▶ _REQUIRED TASK_
Copy exactly the lines from the start of the material through the line with "622px; top: 342px;". Pictures stay out of the copy.
########
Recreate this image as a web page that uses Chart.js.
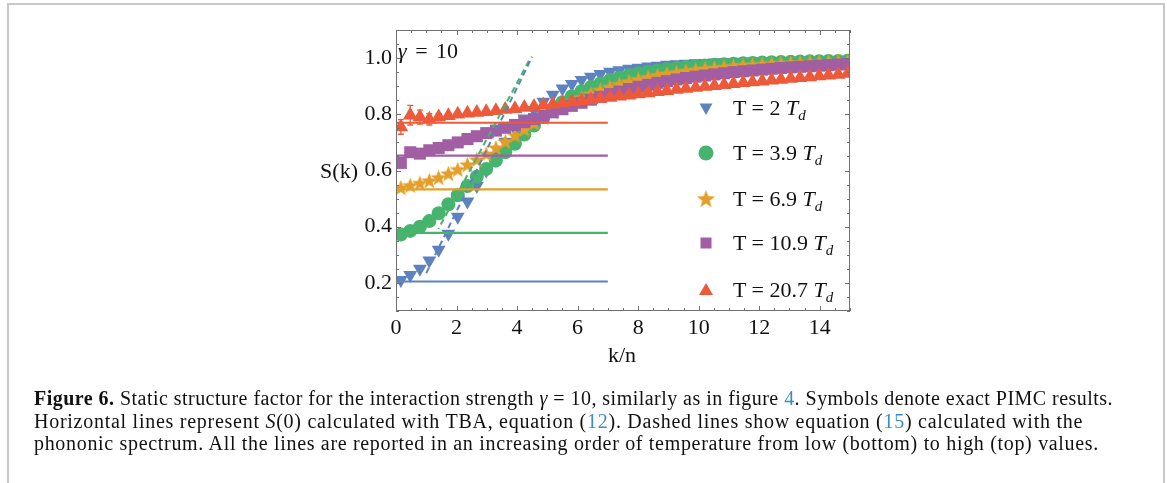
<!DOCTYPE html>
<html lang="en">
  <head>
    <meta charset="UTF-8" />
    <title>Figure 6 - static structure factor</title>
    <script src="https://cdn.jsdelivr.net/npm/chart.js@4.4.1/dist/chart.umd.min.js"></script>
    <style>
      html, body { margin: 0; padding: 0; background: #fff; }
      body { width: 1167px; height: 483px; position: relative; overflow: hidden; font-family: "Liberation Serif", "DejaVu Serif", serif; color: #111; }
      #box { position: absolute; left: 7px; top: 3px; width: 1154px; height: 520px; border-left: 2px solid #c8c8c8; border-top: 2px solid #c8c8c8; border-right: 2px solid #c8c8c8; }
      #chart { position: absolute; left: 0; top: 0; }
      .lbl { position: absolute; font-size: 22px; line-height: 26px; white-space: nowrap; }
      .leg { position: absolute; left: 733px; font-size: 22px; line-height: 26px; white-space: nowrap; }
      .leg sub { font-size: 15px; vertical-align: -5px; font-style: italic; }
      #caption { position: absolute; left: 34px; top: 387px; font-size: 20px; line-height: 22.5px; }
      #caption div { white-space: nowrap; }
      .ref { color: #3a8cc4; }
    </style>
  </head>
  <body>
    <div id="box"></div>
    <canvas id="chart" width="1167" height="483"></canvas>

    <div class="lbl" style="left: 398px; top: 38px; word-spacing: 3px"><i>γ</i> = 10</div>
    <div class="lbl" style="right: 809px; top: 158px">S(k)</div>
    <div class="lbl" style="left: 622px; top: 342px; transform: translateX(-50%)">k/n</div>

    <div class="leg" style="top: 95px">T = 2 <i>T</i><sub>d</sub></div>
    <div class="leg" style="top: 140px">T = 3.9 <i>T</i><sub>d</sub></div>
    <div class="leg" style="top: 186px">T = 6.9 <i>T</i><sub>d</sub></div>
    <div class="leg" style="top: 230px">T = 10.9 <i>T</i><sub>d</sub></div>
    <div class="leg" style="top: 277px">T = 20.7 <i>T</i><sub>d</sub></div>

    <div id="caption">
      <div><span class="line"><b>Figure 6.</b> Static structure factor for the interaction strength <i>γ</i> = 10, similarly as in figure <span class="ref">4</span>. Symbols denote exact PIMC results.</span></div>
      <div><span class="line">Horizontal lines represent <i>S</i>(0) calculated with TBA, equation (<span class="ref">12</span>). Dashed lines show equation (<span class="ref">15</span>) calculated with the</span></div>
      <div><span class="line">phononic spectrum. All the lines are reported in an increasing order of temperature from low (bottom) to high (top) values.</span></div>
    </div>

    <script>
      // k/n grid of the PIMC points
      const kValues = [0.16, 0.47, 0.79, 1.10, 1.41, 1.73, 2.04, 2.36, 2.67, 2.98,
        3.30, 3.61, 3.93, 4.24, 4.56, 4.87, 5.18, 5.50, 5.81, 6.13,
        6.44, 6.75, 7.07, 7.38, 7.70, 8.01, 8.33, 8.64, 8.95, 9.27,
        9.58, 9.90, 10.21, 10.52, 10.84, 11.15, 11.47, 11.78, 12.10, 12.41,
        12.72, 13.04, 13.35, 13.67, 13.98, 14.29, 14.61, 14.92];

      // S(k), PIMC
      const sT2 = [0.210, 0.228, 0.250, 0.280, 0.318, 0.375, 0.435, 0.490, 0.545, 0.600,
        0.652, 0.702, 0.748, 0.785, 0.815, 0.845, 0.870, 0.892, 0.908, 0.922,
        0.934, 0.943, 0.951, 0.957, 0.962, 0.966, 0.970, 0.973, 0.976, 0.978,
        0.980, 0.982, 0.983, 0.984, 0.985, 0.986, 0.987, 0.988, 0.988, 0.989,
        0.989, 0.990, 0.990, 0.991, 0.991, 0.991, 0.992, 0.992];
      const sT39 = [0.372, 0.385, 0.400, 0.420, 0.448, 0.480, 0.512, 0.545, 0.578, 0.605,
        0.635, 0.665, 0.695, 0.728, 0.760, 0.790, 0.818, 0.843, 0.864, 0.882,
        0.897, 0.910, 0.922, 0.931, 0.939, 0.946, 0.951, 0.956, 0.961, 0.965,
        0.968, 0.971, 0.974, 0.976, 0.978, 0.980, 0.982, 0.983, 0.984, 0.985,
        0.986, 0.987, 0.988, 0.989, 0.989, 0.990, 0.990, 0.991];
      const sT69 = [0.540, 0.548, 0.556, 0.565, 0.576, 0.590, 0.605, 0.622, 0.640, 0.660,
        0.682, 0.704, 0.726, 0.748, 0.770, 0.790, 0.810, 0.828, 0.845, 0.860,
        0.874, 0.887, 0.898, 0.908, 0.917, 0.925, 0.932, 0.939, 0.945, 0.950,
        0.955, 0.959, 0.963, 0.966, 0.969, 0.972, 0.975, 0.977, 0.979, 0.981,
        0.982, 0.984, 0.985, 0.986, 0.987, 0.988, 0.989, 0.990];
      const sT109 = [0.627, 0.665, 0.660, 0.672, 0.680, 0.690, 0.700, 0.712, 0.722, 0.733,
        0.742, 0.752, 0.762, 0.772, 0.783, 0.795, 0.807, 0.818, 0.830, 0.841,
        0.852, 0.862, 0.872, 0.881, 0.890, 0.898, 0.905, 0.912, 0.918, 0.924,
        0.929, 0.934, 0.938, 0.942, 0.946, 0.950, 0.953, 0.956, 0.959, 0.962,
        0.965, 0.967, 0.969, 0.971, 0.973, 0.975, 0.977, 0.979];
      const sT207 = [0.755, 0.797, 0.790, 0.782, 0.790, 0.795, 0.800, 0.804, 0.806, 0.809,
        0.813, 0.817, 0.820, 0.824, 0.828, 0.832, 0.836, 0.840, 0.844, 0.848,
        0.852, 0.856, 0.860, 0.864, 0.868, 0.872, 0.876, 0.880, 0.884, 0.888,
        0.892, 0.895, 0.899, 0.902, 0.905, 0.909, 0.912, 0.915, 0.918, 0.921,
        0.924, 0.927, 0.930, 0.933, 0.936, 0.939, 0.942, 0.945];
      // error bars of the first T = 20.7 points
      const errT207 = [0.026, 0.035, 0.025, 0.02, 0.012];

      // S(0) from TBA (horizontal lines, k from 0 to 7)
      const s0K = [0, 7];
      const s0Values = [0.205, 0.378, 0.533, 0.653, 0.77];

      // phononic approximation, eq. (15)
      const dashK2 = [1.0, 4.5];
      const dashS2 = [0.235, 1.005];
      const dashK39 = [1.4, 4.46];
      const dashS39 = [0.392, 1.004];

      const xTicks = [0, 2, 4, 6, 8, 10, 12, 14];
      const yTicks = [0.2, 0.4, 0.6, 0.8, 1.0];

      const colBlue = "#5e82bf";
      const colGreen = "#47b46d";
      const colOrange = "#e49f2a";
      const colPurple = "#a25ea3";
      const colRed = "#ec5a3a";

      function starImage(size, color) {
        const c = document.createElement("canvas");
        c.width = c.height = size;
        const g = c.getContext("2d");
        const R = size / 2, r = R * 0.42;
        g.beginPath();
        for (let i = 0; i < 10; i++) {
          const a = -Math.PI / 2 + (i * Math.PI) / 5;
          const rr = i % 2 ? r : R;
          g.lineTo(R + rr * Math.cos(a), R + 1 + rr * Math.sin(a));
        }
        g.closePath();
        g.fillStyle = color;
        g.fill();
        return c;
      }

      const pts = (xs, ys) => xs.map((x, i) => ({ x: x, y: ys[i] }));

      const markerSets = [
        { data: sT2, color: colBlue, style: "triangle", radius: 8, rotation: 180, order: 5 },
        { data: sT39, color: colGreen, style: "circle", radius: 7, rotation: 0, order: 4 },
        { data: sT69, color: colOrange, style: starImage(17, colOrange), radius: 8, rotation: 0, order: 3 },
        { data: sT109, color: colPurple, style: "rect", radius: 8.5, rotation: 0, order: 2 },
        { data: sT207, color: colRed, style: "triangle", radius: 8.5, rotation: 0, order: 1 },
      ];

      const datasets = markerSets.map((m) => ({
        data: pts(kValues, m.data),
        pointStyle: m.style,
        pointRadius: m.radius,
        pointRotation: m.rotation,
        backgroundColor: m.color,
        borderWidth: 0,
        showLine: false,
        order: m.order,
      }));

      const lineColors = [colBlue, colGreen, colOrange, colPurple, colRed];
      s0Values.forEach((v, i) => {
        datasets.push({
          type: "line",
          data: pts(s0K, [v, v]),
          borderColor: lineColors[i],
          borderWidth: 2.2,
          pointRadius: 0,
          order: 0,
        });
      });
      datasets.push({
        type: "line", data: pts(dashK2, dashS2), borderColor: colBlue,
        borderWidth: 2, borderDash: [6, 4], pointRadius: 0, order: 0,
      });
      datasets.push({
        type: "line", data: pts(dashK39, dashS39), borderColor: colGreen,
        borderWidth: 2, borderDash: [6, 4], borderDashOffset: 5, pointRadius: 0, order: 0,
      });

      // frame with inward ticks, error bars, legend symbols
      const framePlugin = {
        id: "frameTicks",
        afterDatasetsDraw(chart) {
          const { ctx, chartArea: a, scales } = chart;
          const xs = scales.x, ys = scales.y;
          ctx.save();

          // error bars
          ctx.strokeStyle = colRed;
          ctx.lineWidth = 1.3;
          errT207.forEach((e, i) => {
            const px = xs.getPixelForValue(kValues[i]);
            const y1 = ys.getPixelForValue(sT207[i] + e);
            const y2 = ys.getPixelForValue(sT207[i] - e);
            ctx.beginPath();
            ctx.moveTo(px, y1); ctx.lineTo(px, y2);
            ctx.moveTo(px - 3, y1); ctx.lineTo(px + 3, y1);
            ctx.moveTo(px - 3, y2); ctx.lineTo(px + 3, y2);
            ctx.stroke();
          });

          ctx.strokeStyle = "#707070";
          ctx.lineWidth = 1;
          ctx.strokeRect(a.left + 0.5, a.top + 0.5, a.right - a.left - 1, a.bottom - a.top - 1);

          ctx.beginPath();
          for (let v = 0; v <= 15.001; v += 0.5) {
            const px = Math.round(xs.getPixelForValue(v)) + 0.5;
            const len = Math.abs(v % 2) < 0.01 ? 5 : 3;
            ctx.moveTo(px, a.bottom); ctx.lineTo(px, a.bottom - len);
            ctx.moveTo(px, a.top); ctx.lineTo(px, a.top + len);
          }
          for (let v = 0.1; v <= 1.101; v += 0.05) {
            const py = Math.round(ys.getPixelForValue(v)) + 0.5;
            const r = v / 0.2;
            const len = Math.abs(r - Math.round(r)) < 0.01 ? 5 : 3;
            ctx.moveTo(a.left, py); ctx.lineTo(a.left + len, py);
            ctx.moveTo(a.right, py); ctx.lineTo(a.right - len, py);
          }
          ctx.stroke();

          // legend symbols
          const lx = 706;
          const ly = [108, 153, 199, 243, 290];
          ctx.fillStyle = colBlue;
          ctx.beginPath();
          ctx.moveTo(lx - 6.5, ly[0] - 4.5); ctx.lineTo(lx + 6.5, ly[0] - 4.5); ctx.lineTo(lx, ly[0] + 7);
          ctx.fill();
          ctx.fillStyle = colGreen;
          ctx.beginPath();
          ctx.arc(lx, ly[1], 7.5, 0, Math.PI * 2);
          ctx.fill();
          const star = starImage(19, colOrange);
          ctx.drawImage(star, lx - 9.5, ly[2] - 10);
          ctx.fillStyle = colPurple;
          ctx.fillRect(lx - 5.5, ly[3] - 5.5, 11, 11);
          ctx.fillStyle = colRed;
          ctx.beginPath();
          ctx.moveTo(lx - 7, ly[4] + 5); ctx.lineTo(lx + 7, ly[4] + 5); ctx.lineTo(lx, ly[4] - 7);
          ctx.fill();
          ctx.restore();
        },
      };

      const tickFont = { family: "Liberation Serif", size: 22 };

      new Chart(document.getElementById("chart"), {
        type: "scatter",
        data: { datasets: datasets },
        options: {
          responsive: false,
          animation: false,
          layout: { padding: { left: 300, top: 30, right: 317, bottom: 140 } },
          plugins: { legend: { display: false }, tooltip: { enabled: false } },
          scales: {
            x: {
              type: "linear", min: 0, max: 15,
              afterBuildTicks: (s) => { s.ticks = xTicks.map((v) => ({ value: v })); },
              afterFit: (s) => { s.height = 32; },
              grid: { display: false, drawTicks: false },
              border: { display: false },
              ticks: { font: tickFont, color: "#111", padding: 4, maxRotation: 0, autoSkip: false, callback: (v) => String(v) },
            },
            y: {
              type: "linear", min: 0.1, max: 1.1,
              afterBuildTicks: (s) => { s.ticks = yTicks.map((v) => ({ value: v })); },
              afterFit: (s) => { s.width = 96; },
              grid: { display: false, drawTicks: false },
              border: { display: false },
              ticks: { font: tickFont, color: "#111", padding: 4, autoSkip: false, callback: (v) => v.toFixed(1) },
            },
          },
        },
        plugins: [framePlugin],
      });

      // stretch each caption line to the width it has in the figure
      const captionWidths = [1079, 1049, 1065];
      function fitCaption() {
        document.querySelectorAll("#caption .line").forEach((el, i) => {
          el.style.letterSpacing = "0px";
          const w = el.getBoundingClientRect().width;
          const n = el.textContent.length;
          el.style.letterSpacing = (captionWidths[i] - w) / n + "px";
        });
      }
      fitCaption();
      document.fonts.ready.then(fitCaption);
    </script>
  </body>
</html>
########
▶ _TASK SOLUTION_
Recreate this image as a web page that uses Chart.js.
<!DOCTYPE html>
<html lang="en">
  <head>
    <meta charset="UTF-8" />
    <title>Figure 6 - static structure factor</title>
    <script src="https://cdn.jsdelivr.net/npm/chart.js@4.4.1/dist/chart.umd.min.js"></script>
    <style>
      html, body { margin: 0; padding: 0; background: #fff; }
      body { width: 1167px; height: 483px; position: relative; overflow: hidden; font-family: "Liberation Serif", "DejaVu Serif", serif; color: #111; }
      #box { position: absolute; left: 7px; top: 3px; width: 1154px; height: 520px; border-left: 2px solid #c8c8c8; border-top: 2px solid #c8c8c8; border-right: 2px solid #c8c8c8; }
      #chart { position: absolute; left: 0; top: 0; }
      .lbl { position: absolute; font-size: 22px; line-height: 26px; white-space: nowrap; }
      .leg { position: absolute; left: 733px; font-size: 22px; line-height: 26px; white-space: nowrap; }
      .leg sub { font-size: 15px; vertical-align: -5px; font-style: italic; }
      #caption { position: absolute; left: 34px; top: 387px; font-size: 20px; line-height: 22.5px; }
      #caption div { white-space: nowrap; }
      .ref { color: #3a8cc4; }
    </style>
  </head>
  <body>
    <div id="box"></div>
    <canvas id="chart" width="1167" height="483"></canvas>

    <div class="lbl" style="left: 398px; top: 38px; word-spacing: 3px"><i>γ</i> = 10</div>
    <div class="lbl" style="right: 809px; top: 158px">S(k)</div>
    <div class="lbl" style="left: 622px; top: 342px; transform: translateX(-50%)">k/n</div>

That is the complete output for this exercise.